WRITTEN REQUEST:
Copy out all lines that hold "matplotlib".

SUPPLIED INFORMATION:
◆ ◆ ◆ ◆

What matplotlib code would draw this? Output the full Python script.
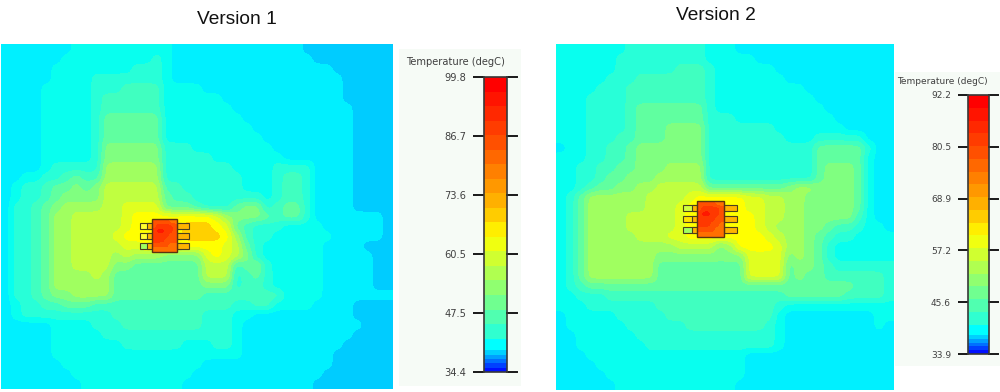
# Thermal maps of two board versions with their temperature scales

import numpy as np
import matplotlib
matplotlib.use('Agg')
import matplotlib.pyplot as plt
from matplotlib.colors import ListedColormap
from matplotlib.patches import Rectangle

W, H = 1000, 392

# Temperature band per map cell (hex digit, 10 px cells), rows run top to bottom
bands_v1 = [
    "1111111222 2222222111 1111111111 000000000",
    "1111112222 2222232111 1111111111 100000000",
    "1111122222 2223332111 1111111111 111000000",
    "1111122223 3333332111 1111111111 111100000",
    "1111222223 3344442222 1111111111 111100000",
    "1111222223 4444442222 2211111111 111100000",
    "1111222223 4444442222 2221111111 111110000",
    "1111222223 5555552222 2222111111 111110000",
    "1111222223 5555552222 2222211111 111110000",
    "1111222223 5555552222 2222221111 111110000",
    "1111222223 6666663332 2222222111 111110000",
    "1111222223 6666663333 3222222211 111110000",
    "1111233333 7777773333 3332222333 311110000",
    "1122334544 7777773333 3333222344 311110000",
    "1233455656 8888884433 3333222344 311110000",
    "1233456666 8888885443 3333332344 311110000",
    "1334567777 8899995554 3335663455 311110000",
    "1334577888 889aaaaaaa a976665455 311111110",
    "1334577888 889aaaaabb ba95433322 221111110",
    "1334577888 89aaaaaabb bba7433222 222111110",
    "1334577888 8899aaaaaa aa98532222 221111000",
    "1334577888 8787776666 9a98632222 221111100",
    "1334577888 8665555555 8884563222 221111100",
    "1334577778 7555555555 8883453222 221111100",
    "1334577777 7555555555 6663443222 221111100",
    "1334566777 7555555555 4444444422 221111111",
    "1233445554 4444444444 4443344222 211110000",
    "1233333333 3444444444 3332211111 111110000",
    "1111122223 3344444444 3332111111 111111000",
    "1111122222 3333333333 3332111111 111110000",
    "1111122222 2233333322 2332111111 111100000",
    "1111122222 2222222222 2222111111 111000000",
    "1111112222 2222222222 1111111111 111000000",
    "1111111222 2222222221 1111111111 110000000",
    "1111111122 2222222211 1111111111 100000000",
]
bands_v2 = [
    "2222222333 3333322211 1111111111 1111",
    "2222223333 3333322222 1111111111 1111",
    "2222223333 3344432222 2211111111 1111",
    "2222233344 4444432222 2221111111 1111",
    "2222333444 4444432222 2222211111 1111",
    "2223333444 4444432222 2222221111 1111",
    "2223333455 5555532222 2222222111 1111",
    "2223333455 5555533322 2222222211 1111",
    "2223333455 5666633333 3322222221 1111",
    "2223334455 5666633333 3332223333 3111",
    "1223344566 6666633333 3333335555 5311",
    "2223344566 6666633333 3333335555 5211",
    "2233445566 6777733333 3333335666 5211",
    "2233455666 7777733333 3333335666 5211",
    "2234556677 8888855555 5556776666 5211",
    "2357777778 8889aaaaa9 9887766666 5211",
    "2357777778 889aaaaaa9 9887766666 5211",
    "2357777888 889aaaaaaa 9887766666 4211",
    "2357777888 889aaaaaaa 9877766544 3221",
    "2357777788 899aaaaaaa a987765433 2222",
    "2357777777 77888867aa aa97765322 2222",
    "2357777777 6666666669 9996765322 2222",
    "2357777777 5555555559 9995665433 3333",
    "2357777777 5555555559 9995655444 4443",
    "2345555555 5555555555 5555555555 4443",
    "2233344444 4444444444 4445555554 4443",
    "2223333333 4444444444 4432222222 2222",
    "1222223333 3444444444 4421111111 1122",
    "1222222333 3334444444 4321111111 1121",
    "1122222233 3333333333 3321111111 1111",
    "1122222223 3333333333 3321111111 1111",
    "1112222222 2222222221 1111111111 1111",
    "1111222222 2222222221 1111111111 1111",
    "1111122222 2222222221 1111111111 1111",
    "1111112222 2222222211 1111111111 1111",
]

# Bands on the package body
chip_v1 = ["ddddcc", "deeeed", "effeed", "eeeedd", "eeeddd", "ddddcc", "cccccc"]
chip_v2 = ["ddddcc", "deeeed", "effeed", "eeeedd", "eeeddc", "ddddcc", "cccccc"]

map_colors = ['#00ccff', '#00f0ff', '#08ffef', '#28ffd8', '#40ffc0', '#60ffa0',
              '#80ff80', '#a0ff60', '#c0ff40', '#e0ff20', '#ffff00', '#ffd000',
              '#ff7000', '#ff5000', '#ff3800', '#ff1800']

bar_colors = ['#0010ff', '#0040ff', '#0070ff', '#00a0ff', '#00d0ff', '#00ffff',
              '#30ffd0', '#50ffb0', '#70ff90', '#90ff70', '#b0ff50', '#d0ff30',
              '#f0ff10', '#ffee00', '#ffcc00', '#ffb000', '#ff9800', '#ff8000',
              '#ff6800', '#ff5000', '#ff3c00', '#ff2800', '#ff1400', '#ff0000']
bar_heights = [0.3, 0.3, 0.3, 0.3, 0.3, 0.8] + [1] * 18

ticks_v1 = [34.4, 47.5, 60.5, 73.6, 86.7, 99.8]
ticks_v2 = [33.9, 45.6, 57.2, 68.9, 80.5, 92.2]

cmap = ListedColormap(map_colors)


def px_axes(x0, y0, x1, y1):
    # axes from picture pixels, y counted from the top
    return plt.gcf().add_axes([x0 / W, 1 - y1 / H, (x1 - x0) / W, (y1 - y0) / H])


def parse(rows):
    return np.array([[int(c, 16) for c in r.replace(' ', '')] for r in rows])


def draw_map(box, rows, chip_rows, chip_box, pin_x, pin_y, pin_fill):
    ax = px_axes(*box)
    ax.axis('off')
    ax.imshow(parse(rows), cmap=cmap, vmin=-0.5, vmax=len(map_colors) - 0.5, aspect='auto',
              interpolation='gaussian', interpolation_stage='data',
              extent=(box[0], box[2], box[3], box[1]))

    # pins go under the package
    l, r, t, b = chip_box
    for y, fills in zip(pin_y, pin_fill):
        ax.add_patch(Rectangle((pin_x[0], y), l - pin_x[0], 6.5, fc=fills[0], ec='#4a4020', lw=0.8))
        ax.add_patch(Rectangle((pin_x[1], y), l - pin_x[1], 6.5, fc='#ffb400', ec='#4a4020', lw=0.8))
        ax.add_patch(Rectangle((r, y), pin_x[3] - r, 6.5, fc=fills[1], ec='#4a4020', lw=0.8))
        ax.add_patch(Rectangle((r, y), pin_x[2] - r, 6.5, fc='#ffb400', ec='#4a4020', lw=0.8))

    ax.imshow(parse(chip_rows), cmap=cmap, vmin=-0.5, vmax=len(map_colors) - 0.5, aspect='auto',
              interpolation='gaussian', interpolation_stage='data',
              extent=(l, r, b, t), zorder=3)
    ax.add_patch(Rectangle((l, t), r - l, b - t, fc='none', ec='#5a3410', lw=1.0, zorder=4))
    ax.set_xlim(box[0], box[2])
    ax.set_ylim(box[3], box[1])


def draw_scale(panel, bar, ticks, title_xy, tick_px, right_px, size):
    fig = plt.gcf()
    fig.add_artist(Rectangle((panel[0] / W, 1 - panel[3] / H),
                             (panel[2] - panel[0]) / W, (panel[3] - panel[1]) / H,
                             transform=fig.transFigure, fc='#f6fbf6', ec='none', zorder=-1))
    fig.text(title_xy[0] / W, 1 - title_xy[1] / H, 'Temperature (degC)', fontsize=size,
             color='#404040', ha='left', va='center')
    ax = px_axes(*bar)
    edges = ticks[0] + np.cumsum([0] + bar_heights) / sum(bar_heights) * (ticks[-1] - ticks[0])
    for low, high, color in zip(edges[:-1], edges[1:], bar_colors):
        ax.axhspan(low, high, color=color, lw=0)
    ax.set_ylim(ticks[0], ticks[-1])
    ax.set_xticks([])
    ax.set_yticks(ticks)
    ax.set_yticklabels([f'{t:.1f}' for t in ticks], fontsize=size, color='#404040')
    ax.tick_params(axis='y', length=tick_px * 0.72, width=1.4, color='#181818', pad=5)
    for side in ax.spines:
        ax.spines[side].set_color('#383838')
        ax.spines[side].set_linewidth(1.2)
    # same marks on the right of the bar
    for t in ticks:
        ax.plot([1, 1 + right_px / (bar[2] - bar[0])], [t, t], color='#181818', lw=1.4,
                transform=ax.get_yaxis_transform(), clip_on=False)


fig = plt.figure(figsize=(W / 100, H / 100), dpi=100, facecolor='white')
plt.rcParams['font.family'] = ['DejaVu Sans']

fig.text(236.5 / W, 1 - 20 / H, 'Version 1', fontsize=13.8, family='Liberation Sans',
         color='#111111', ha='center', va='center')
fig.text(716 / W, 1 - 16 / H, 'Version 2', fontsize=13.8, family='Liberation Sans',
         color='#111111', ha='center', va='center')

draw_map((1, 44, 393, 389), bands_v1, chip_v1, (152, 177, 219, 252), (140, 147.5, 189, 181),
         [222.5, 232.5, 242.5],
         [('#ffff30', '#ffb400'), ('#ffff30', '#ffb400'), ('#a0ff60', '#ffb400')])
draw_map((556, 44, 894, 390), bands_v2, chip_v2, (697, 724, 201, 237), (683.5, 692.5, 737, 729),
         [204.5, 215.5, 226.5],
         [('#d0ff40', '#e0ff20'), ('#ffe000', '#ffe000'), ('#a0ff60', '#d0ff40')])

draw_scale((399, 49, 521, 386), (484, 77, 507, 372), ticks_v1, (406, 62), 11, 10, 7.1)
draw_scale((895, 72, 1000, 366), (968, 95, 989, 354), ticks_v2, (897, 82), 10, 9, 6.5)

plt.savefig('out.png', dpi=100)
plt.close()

◆ ◆ ◆ ◆

EXERCISE RESPONSE:
What matplotlib code would draw this? Output the full Python script.
import matplotlib
matplotlib.use('Agg')
import matplotlib.pyplot as plt
from matplotlib.colors import ListedColormap
from matplotlib.patches import Rectangle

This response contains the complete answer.